● TASK TO CARRY OUT
Each line below should be retyped exactly, with no pictures.

☆ ☆ ☆

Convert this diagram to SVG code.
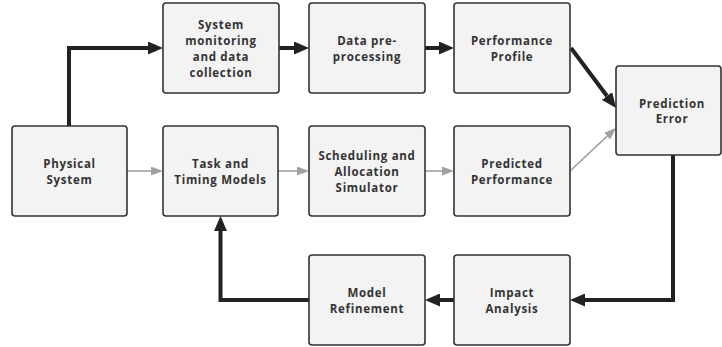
<svg xmlns="http://www.w3.org/2000/svg" width="722" height="347" viewBox="0 0 722 347">
<style>
.box{fill:#f3f3f3;stroke:#333;stroke-width:1.6}
.lbl{font-family:"Open Sans","Noto Sans","DejaVu Sans",sans-serif;font-weight:bold;font-size:11.5px;letter-spacing:0.7px;fill:#333;text-anchor:middle;dominant-baseline:central}
.thick{fill:none;stroke:#222;stroke-width:4}
.thin{fill:none;stroke:#a0a0a0;stroke-width:1.6}
</style>
<defs>
<marker id="ah" viewBox="0 0 15 13" refX="0" refY="6.5" markerWidth="15" markerHeight="13" markerUnits="userSpaceOnUse" orient="auto"><path d="M0,0 L15,6.5 L0,13 z" fill="#222"/></marker>
<marker id="ag" viewBox="0 0 12 9" refX="0" refY="4.5" markerWidth="12" markerHeight="9" markerUnits="userSpaceOnUse" orient="auto"><path d="M0,0 L12,4.5 L0,9 z" fill="#a0a0a0"/></marker>
</defs>
<g id="connectors">
<path class="thick" d="M69,126 V48 H148" marker-end="url(#ah)"/>
<path class="thick" d="M279,48 H294" marker-end="url(#ah)"/>
<path class="thick" d="M425,48 H439" marker-end="url(#ah)"/>
<path class="thick" d="M571,48 L607,96" marker-end="url(#ah)"/>
<path class="thin" d="M127,171 H151" marker-end="url(#ag)"/>
<path class="thin" d="M278,171 H297" marker-end="url(#ag)"/>
<path class="thin" d="M425,171 H442" marker-end="url(#ag)"/>
<path class="thin" d="M570,171 L607.2,136.2" marker-end="url(#ag)"/>
<path class="thick" d="M673,155 V300 H585" marker-end="url(#ah)"/>
<path class="thick" d="M454,300 H440" marker-end="url(#ah)"/>
<path class="thick" d="M309,300 H220.5 V231" marker-end="url(#ah)"/>
</g>
<g id="physical-system"><rect class="box" x="12" y="126" width="115" height="90" rx="3"/><text class="lbl" x="69.5" y="171"><tspan x="69.5" dy="-7.85">Physical</tspan><tspan x="69.5" dy="15.7">System</tspan></text></g>
<g id="system-monitoring"><rect class="box" x="163" y="3" width="116" height="90" rx="3"/><text class="lbl" x="221" y="48"><tspan x="221" dy="-23.55">System</tspan><tspan x="221" dy="15.7">monitoring</tspan><tspan x="221" dy="15.7">and data</tspan><tspan x="221" dy="15.7">collection</tspan></text></g>
<g id="data-preprocessing"><rect class="box" x="309" y="3" width="116" height="90" rx="3"/><text class="lbl" x="367" y="48"><tspan x="367" dy="-7.85">Data pre-</tspan><tspan x="367" dy="15.7">processing</tspan></text></g>
<g id="performance-profile"><rect class="box" x="454" y="3" width="116" height="90" rx="3"/><text class="lbl" x="512" y="48"><tspan x="512" dy="-7.85">Performance</tspan><tspan x="512" dy="15.7">Profile</tspan></text></g>
<g id="prediction-error"><rect class="box" x="616" y="66" width="105" height="89" rx="3"/><text class="lbl" x="672" y="110.5"><tspan x="672" dy="-7.85">Prediction</tspan><tspan x="672" dy="15.7">Error</tspan></text></g>
<g id="task-timing-models"><rect class="box" x="163" y="126" width="115" height="90" rx="3"/><text class="lbl" x="220.5" y="171"><tspan x="220.5" dy="-7.85">Task and</tspan><tspan x="220.5" dy="15.7">Timing Models</tspan></text></g>
<g id="scheduling-simulator"><rect class="box" x="309" y="126" width="116" height="90" rx="3"/><text class="lbl" x="367" y="171"><tspan x="367" dy="-15.7">Scheduling and</tspan><tspan x="367" dy="15.7">Allocation</tspan><tspan x="367" dy="15.7">Simulator</tspan></text></g>
<g id="predicted-performance"><rect class="box" x="454" y="126" width="116" height="90" rx="3"/><text class="lbl" x="512" y="171"><tspan x="512" dy="-7.85">Predicted</tspan><tspan x="512" dy="15.7">Performance</tspan></text></g>
<g id="model-refinement"><rect class="box" x="309" y="255" width="116" height="90" rx="3"/><text class="lbl" x="367" y="300"><tspan x="367" dy="-7.85">Model</tspan><tspan x="367" dy="15.7">Refinement</tspan></text></g>
<g id="impact-analysis"><rect class="box" x="454" y="255" width="116" height="90" rx="3"/><text class="lbl" x="512" y="300"><tspan x="512" dy="-7.85">Impact</tspan><tspan x="512" dy="15.7">Analysis</tspan></text></g>
</svg>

☆ ☆ ☆

● TASK RESULT
Convert this diagram to SVG code.
<svg xmlns="http://www.w3.org/2000/svg" width="722" height="347" viewBox="0 0 722 347">
<style>
.box{fill:#f3f3f3;stroke:#333;stroke-width:1.6}
.lbl{font-family:"Open Sans","Noto Sans","DejaVu Sans",sans-serif;font-weight:bold;font-size:11.5px;letter-spacing:0.7px;fill:#333;text-anchor:middle;dominant-baseline:central}
.thick{fill:none;stroke:#222;stroke-width:4}
.thin{fill:none;stroke:#a0a0a0;stroke-width:1.6}
</style>
<defs>
<marker id="ah" viewBox="0 0 15 13" refX="0" refY="6.5" markerWidth="15" markerHeight="13" markerUnits="userSpaceOnUse" orient="auto"><path d="M0,0 L15,6.5 L0,13 z" fill="#222"/></marker>
<marker id="ag" viewBox="0 0 12 9" refX="0" refY="4.5" markerWidth="12" markerHeight="9" markerUnits="userSpaceOnUse" orient="auto"><path d="M0,0 L12,4.5 L0,9 z" fill="#a0a0a0"/></marker>
</defs>
<g id="connectors">
<path class="thick" d="M69,126 V48 H148" marker-end="url(#ah)"/>
<path class="thick" d="M279,48 H294" marker-end="url(#ah)"/>
<path class="thick" d="M425,48 H439" marker-end="url(#ah)"/>
<path class="thick" d="M571,48 L607,96" marker-end="url(#ah)"/>
<path class="thin" d="M127,171 H151" marker-end="url(#ag)"/>
<path class="thin" d="M278,171 H297" marker-end="url(#ag)"/>
<path class="thin" d="M425,171 H442" marker-end="url(#ag)"/>
<path class="thin" d="M570,171 L607.2,136.2" marker-end="url(#ag)"/>
<path class="thick" d="M673,155 V300 H585" marker-end="url(#ah)"/>
<path class="thick" d="M454,300 H440" marker-end="url(#ah)"/>
<path class="thick" d="M309,300 H220.5 V231" marker-end="url(#ah)"/>
</g>
<g id="physical-system"><rect class="box" x="12" y="126" width="115" height="90" rx="3"/><text class="lbl" x="69.5" y="171"><tspan x="69.5" dy="-7.85">Physical</tspan><tspan x="69.5" dy="15.7">System</tspan></text></g>
<g id="system-monitoring"><rect class="box" x="163" y="3" width="116" height="90" rx="3"/><text class="lbl" x="221" y="48"><tspan x="221" dy="-23.55">System</tspan><tspan x="221" dy="15.7">monitoring</tspan><tspan x="221" dy="15.7">and data</tspan><tspan x="221" dy="15.7">collection</tspan></text></g>
<g id="data-preprocessing"><rect class="box" x="309" y="3" width="116" height="90" rx="3"/><text class="lbl" x="367" y="48"><tspan x="367" dy="-7.85">Data pre-</tspan><tspan x="367" dy="15.7">processing</tspan></text></g>
<g id="performance-profile"><rect class="box" x="454" y="3" width="116" height="90" rx="3"/><text class="lbl" x="512" y="48"><tspan x="512" dy="-7.85">Performance</tspan><tspan x="512" dy="15.7">Profile</tspan></text></g>
<g id="prediction-error"><rect class="box" x="616" y="66" width="105" height="89" rx="3"/><text class="lbl" x="672" y="110.5"><tspan x="672" dy="-7.85">Prediction</tspan><tspan x="672" dy="15.7">Error</tspan></text></g>
<g id="task-timing-models"><rect class="box" x="163" y="126" width="115" height="90" rx="3"/><text class="lbl" x="220.5" y="171"><tspan x="220.5" dy="-7.85">Task and</tspan><tspan x="220.5" dy="15.7">Timing Models</tspan></text></g>
<g id="scheduling-simulator"><rect class="box" x="309" y="126" width="116" height="90" rx="3"/><text class="lbl" x="367" y="171"><tspan x="367" dy="-15.7">Scheduling and</tspan><tspan x="367" dy="15.7">Allocation</tspan><tspan x="367" dy="15.7">Simulator</tspan></text></g>
<g id="predicted-performance"><rect class="box" x="454" y="126" width="116" height="90" rx="3"/><text class="lbl" x="512" y="171"><tspan x="512" dy="-7.85">Predicted</tspan><tspan x="512" dy="15.7">Performance</tspan></text></g>
<g id="model-refinement"><rect class="box" x="309" y="255" width="116" height="90" rx="3"/><text class="lbl" x="367" y="300"><tspan x="367" dy="-7.85">Model</tspan><tspan x="367" dy="15.7">Refinement</tspan></text></g>
<g id="impact-analysis"><rect class="box" x="454" y="255" width="116" height="90" rx="3"/><text class="lbl" x="512" y="300"><tspan x="512" dy="-7.85">Impact</tspan><tspan x="512" dy="15.7">Analysis</tspan></text></g>
</svg>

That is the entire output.